To do ->
All lines below must be repeated exactly, with the pictures omitted.

The data ->
* * *

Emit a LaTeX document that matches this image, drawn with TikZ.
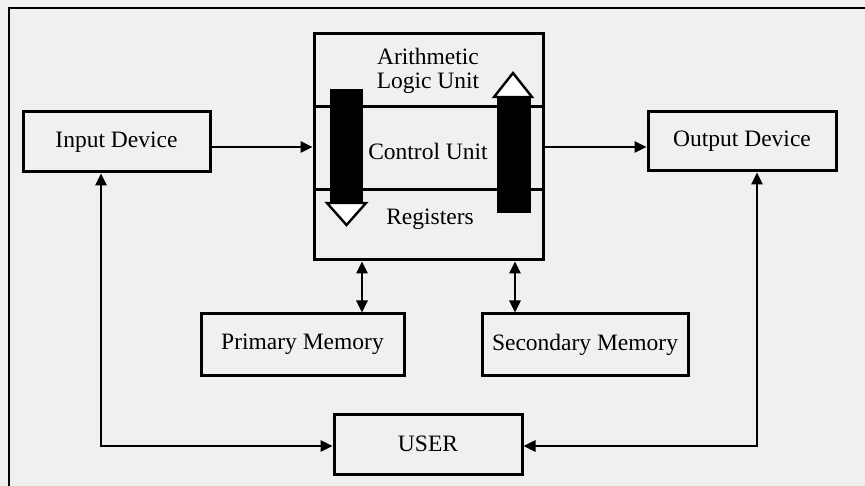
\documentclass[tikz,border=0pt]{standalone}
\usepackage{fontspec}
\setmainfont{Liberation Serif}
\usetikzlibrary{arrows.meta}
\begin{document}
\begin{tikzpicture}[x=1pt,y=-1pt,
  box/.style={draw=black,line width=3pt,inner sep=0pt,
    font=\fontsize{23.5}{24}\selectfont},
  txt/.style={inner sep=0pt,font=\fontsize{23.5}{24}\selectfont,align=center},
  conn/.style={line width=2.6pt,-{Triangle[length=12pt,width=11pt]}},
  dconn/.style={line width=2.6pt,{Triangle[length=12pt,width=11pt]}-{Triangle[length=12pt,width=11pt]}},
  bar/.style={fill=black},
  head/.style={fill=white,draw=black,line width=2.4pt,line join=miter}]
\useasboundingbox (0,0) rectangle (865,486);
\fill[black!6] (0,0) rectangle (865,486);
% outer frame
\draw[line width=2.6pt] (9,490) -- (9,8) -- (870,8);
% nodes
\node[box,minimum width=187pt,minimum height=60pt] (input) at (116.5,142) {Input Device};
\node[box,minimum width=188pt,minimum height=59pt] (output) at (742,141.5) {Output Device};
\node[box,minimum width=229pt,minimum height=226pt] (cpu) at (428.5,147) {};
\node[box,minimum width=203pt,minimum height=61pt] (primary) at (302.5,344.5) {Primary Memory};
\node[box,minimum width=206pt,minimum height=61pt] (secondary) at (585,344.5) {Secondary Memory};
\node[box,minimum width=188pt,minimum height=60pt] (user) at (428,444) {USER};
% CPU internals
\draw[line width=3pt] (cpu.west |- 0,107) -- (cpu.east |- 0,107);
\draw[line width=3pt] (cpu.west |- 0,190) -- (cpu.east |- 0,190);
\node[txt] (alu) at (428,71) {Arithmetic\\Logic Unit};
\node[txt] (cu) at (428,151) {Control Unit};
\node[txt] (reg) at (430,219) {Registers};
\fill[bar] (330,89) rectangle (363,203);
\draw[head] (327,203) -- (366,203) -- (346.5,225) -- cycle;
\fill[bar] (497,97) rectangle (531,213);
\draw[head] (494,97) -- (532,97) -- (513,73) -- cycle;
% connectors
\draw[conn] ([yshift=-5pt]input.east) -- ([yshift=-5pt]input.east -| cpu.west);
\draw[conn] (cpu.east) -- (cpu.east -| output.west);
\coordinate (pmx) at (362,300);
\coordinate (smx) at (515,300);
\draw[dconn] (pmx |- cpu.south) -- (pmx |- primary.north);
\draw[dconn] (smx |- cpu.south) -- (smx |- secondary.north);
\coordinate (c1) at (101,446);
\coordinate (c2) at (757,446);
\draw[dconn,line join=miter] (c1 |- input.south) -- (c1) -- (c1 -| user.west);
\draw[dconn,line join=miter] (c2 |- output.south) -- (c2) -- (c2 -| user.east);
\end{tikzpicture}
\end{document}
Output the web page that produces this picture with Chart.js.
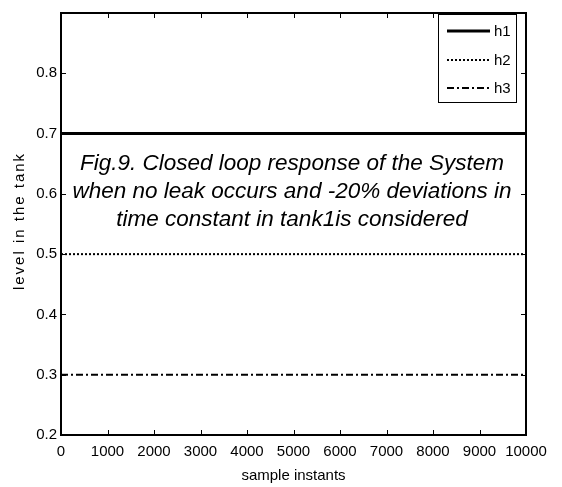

* * *

Output for this exercise ->
Emit a LaTeX document that matches this image, drawn with TikZ.
\documentclass[tikz,border=0pt]{standalone}
\usepackage{fontspec}
\setmainfont{Liberation Serif}
\usetikzlibrary{arrows.meta}
\begin{document}
\begin{tikzpicture}[x=1pt,y=-1pt,
  box/.style={draw=black,line width=3pt,inner sep=0pt,
    font=\fontsize{23.5}{24}\selectfont},
  txt/.style={inner sep=0pt,font=\fontsize{23.5}{24}\selectfont,align=center},
  conn/.style={line width=2.6pt,-{Triangle[length=12pt,width=11pt]}},
  dconn/.style={line width=2.6pt,{Triangle[length=12pt,width=11pt]}-{Triangle[length=12pt,width=11pt]}},
  bar/.style={fill=black},
  head/.style={fill=white,draw=black,line width=2.4pt,line join=miter}]
\useasboundingbox (0,0) rectangle (865,486);
\fill[black!6] (0,0) rectangle (865,486);
% outer frame
\draw[line width=2.6pt] (9,490) -- (9,8) -- (870,8);
% nodes
\node[box,minimum width=187pt,minimum height=60pt] (input) at (116.5,142) {Input Device};
\node[box,minimum width=188pt,minimum height=59pt] (output) at (742,141.5) {Output Device};
\node[box,minimum width=229pt,minimum height=226pt] (cpu) at (428.5,147) {};
\node[box,minimum width=203pt,minimum height=61pt] (primary) at (302.5,344.5) {Primary Memory};
\node[box,minimum width=206pt,minimum height=61pt] (secondary) at (585,344.5) {Secondary Memory};
\node[box,minimum width=188pt,minimum height=60pt] (user) at (428,444) {USER};
% CPU internals
\draw[line width=3pt] (cpu.west |- 0,107) -- (cpu.east |- 0,107);
\draw[line width=3pt] (cpu.west |- 0,190) -- (cpu.east |- 0,190);
\node[txt] (alu) at (428,71) {Arithmetic\\Logic Unit};
\node[txt] (cu) at (428,151) {Control Unit};
\node[txt] (reg) at (430,219) {Registers};
\fill[bar] (330,89) rectangle (363,203);
\draw[head] (327,203) -- (366,203) -- (346.5,225) -- cycle;
\fill[bar] (497,97) rectangle (531,213);
\draw[head] (494,97) -- (532,97) -- (513,73) -- cycle;
% connectors
\draw[conn] ([yshift=-5pt]input.east) -- ([yshift=-5pt]input.east -| cpu.west);
\draw[conn] (cpu.east) -- (cpu.east -| output.west);
\coordinate (pmx) at (362,300);
\coordinate (smx) at (515,300);
\draw[dconn] (pmx |- cpu.south) -- (pmx |- primary.north);
\draw[dconn] (smx |- cpu.south) -- (smx |- secondary.north);
\coordinate (c1) at (101,446);
\coordinate (c2) at (757,446);
\draw[dconn,line join=miter] (c1 |- input.south) -- (c1) -- (c1 -| user.west);
\draw[dconn,line join=miter] (c2 |- output.south) -- (c2) -- (c2 -| user.east);
\end{tikzpicture}
\end{document}
Output the web page that produces this picture with Chart.js.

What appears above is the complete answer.